FSA Business Plan 2011/12
The FSA has published its business plan setting out its priorities for 2011/12.
Obviously regulatory reform is uppermost in the plan (section 1 contains further details on what is coming up) which is one reason why the FSA is not planning to embark on any new discretionary issues.
Lord Turner’s foreword advises that in the wholesale markets area there will be no major shifts in philosophy or approach following changes in the regulatory structure; the existing system “is not bust, and does not need fixing”. However there is a reality check in that praise is given to the ‘credible deterrence ‘approach with greater use of the FSA’s civil enforcement and criminal prosecution powers – an approach which will be continued into the FSA’s successor bodies – note below the reference to Margaret Cole.
The reduction of financial crime remains an FSA priority and we are told in section 5 that the regulator will continue to address financial crime systems and controls issues through enforcement activity and increasingly intensive, ongoing supervision. The FSA intends to publish ‘Financial Crime: A Guide for Firms’ this year which will contain examples of good and poor practice to help firms better understand what is expected of them. The last publication of a paper in a similar vein was last year’s ‘The Small Firms Financial Crime Review’ which is still a useful source of reference – Regulatory Roundup 15 contains a link to the latter.

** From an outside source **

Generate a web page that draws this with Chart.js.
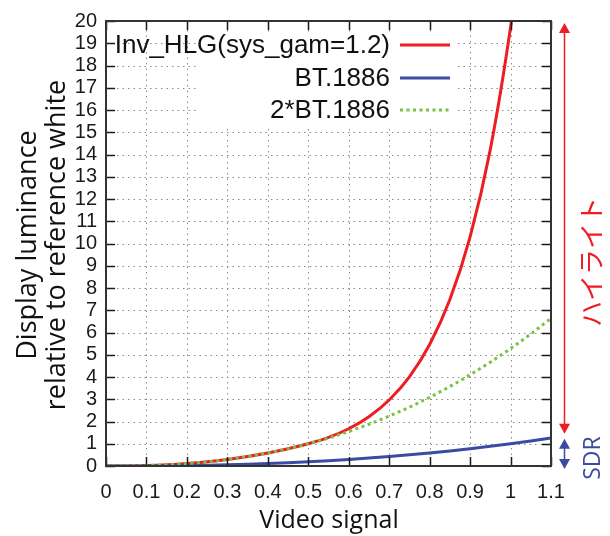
<!DOCTYPE html>
<html>
<head>
<meta charset="utf-8">
<script src="https://cdn.jsdelivr.net/npm/chart.js@4/dist/chart.umd.min.js"></script>
<style>
  html, body { margin: 0; padding: 0; background: #ffffff; }
  #wrap { width: 610px; height: 536px; }
</style>
</head>
<body>
<div id="wrap"><canvas id="c" width="610" height="536"></canvas></div>
<script>
// ---- data ----
const seriesNames = ["Inv_HLG(sys_gam=1.2)", "BT.1886", "2*BT.1886"];
const xVals = [0, 0.05, 0.1, 0.15, 0.2, 0.25, 0.3, 0.35, 0.4, 0.45, 0.5, 0.55, 0.6, 0.65, 0.7, 0.75, 0.8, 0.85, 0.9, 0.95, 1.0, 1.05, 1.1];
const bt1886Vals = [0, 0.0008, 0.004, 0.0105, 0.021, 0.0359, 0.0556, 0.0805, 0.1109, 0.1471, 0.1895, 0.2382, 0.2935, 0.3556, 0.4249, 0.5013, 0.5853, 0.677, 0.7766, 0.8842, 1.0, 1.1242, 1.257];
const bt1886x2Vals = [0, 0.004, 0.021, 0.0556, 0.111, 0.189, 0.293, 0.425, 0.585, 0.776, 1.0, 1.257, 1.549, 1.877, 2.243, 2.646, 3.089, 3.573, 4.099, 4.667, 5.278, 5.934, 6.636];
const hlgX = [0, 0.05, 0.1, 0.15, 0.2, 0.25, 0.3, 0.35, 0.4, 0.45, 0.5, 0.55, 0.6, 0.65, 0.7, 0.75, 0.8, 0.85, 0.9, 0.95, 1.0, 1.02];
const hlgVals = [0, 0.004, 0.021, 0.0556, 0.111, 0.189, 0.293, 0.425, 0.585, 0.776, 1.0, 1.283, 1.673, 2.215, 2.966, 4.008, 5.459, 7.482, 10.30, 14.23, 19.72, 22.5];
const xTickLabels = ["0", "0.1", "0.2", "0.3", "0.4", "0.5", "0.6", "0.7", "0.8", "0.9", "1", "1.1"];
const yTickLabels = ["0","1","2","3","4","5","6","7","8","9","10","11","12","13","14","15","16","17","18","19","20"];
const xTitle = "Video signal";
const yTitleLines = ["Display luminance", "relative to reference white"];
const highlightLabel = "ハイライト";
const sdrLabel = "SDR";

const RED = "#ee1c25";
const BLUE = "#3b4ba3";
const GREEN = "#7cc242";

function pts(xs, ys) { return xs.map((x, i) => ({ x: x, y: ys[i] })); }

const deco = {
  id: "deco",
  beforeDatasetsDraw(chart) {
    const ctx = chart.ctx;
    const a = chart.chartArea;
    const xs = chart.scales.x, ys = chart.scales.y;
    ctx.save();
    // dotted grid
    ctx.strokeStyle = "#8c8c8c";
    ctx.lineWidth = 1;
    ctx.setLineDash([1.5, 4]);
    ctx.beginPath();
    xTickLabels.forEach(t => {
      const px = Math.round(xs.getPixelForValue(parseFloat(t))) + 0.5;
      ctx.moveTo(px, a.bottom); ctx.lineTo(px, a.top);
    });
    yTickLabels.forEach(t => {
      const py = Math.round(ys.getPixelForValue(parseFloat(t))) + 0.5;
      ctx.moveTo(a.left, py); ctx.lineTo(a.right, py);
    });
    ctx.stroke();
    ctx.setLineDash([]);
    // legend key background
    ctx.fillStyle = "#ffffff";
    ctx.fillRect(198, 32, 258, 96);
    ctx.restore();
  },
  afterDraw(chart) {
    const ctx = chart.ctx;
    const a = chart.chartArea;
    const xs = chart.scales.x, ys = chart.scales.y;
    ctx.save();
    // inward ticks
    ctx.strokeStyle = "#1a1a1a";
    ctx.lineWidth = 1.5;
    ctx.beginPath();
    xTickLabels.forEach(t => {
      const px = Math.round(xs.getPixelForValue(parseFloat(t))) + 0.5;
      ctx.moveTo(px, a.bottom); ctx.lineTo(px, a.bottom - 9);
      ctx.moveTo(px, a.top); ctx.lineTo(px, a.top + 9);
    });
    yTickLabels.forEach(t => {
      const py = Math.round(ys.getPixelForValue(parseFloat(t))) + 0.5;
      ctx.moveTo(a.left, py); ctx.lineTo(a.left + 9, py);
      ctx.moveTo(a.right, py); ctx.lineTo(a.right - 9, py);
    });
    ctx.stroke();
    // frame
    ctx.strokeStyle = "#333333";
    ctx.lineWidth = 2;
    ctx.strokeRect(a.left, a.top, a.right - a.left, a.bottom - a.top);

    // legend
    const rows = [45, 78, 110];
    const cols = [RED, BLUE, GREEN];
    ctx.font = "26px 'Liberation Sans', Arial, sans-serif";
    ctx.textAlign = "right";
    ctx.textBaseline = "middle";
    rows.forEach((y, i) => {
      ctx.fillStyle = "#111111";
      ctx.fillText(seriesNames[i], 390, y + 1);
      ctx.strokeStyle = cols[i];
      ctx.lineWidth = 3;
      ctx.setLineDash(i === 2 ? [3, 3.5] : []);
      ctx.beginPath();
      ctx.moveTo(400, y); ctx.lineTo(450, y);
      ctx.stroke();
    });
    ctx.setLineDash([]);

    // axis titles
    ctx.fillStyle = "#111111";
    ctx.textAlign = "center";
    ctx.textBaseline = "middle";
    ctx.font = "25px 'Open Sans', sans-serif";
    ctx.fillText(xTitle, 329, 521);
    ctx.save();
    ctx.translate(28, 245);
    ctx.rotate(-Math.PI / 2);
    ctx.font = "27px 'Open Sans', sans-serif";
    ctx.fillText(yTitleLines[0], 0, 0);
    ctx.fillText(yTitleLines[1], 0, 29);
    ctx.restore();

    // arrows
    function arrowHead(x, tipY, dir, color) {
      ctx.fillStyle = color;
      ctx.beginPath();
      ctx.moveTo(x, tipY);
      ctx.lineTo(x - 5.5, tipY + dir * 10);
      ctx.lineTo(x + 5.5, tipY + dir * 10);
      ctx.closePath();
      ctx.fill();
    }
    const ax = 564.5;
    const yTop = ys.getPixelForValue(20) + 2;
    const y1 = ys.getPixelForValue(1);
    const y0 = ys.getPixelForValue(0);
    ctx.strokeStyle = RED; ctx.lineWidth = 1.5;
    ctx.beginPath(); ctx.moveTo(ax, yTop + 8); ctx.lineTo(ax, y1 - 18); ctx.stroke();
    arrowHead(ax, yTop, 1, RED);
    arrowHead(ax, y1 - 10, -1, RED);
    ctx.strokeStyle = BLUE;
    ctx.beginPath(); ctx.moveTo(ax, y1 + 2); ctx.lineTo(ax, y0 - 5); ctx.stroke();
    arrowHead(ax, y1 - 5, 1, BLUE);
    arrowHead(ax, y0 + 3, -1, BLUE);

    // side labels
    ctx.save();
    ctx.translate(591, 262);
    ctx.rotate(-Math.PI / 2);
    ctx.fillStyle = RED;
    ctx.font = "26px 'Noto Sans CJK JP', sans-serif";
    ctx.fillText(highlightLabel, 0, 0);
    ctx.restore();
    ctx.save();
    ctx.translate(593, 458);
    ctx.rotate(-Math.PI / 2);
    ctx.fillStyle = BLUE;
    ctx.font = "23px 'Open Sans', sans-serif";
    ctx.fillText(sdrLabel, 0, 0);
    ctx.restore();
    ctx.restore();
  }
};

new Chart(document.getElementById("c"), {
  type: "line",
  data: {
    datasets: [
      { label: seriesNames[0], data: pts(hlgX, hlgVals), borderColor: RED, borderWidth: 3, pointRadius: 0, cubicInterpolationMode: "monotone", order: 2, fill: false },
      { label: seriesNames[1], data: pts(xVals, bt1886Vals), borderColor: BLUE, borderWidth: 3, pointRadius: 0, cubicInterpolationMode: "monotone", order: 1, fill: false },
      { label: seriesNames[2], data: pts(xVals, bt1886x2Vals), borderColor: GREEN, borderWidth: 3, borderDash: [3, 3.5], pointRadius: 0, cubicInterpolationMode: "monotone", order: 0, fill: false }
    ]
  },
  options: {
    responsive: false,
    animation: false,
    devicePixelRatio: 1,
    layout: { padding: { top: 20, right: 59, left: 0, bottom: 0 } },
    plugins: { legend: { display: false }, tooltip: { enabled: false } },
    scales: {
      x: {
        type: "linear", min: 0, max: 1.1,
        afterFit(s) { s.height = 70; },
        afterBuildTicks(s) { s.ticks = xTickLabels.map(t => ({ value: parseFloat(t) })); },
        ticks: { callback: (v, i) => xTickLabels[i], font: { family: "'Liberation Sans', Arial, sans-serif", size: 20 }, color: "#1a1a1a", padding: 14, maxRotation: 0, autoSkip: false },
        grid: { display: false, drawTicks: false },
        border: { display: false }
      },
      y: {
        type: "linear", min: 0, max: 20,
        afterFit(s) { s.width = 106; },
        afterBuildTicks(s) { s.ticks = yTickLabels.map(t => ({ value: parseFloat(t) })); },
        ticks: { callback: (v, i) => yTickLabels[i], font: { family: "'Liberation Sans', Arial, sans-serif", size: 20 }, color: "#1a1a1a", padding: 9, autoSkip: false },
        grid: { display: false, drawTicks: false },
        border: { display: false }
      }
    }
  },
  plugins: [deco]
});
</script>
</body>
</html>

Section 4 warns that the FSA will extend its review of the suitability of wealth management firms’ clients’ portfolios, covering both discretionary and advisory management services. Note also the article on ‘Suitability’ in this Regulatory Roundup.
Appendix 3 contains an organisation chart showing the change in management structure at the FSA being brought in, w.e.f. April, to reflect the new regulatory architecture that is set to become operational at the beginning of 2013 (see past Regulatory Roundups e.g. issue 27 for further details). A footnote advises that Margaret Cole, Director of Enforcement, will assume the interim role of Managing Director of the Conduct Business Unit until Martin Wheatley joins (see Regulatory Roundup 26).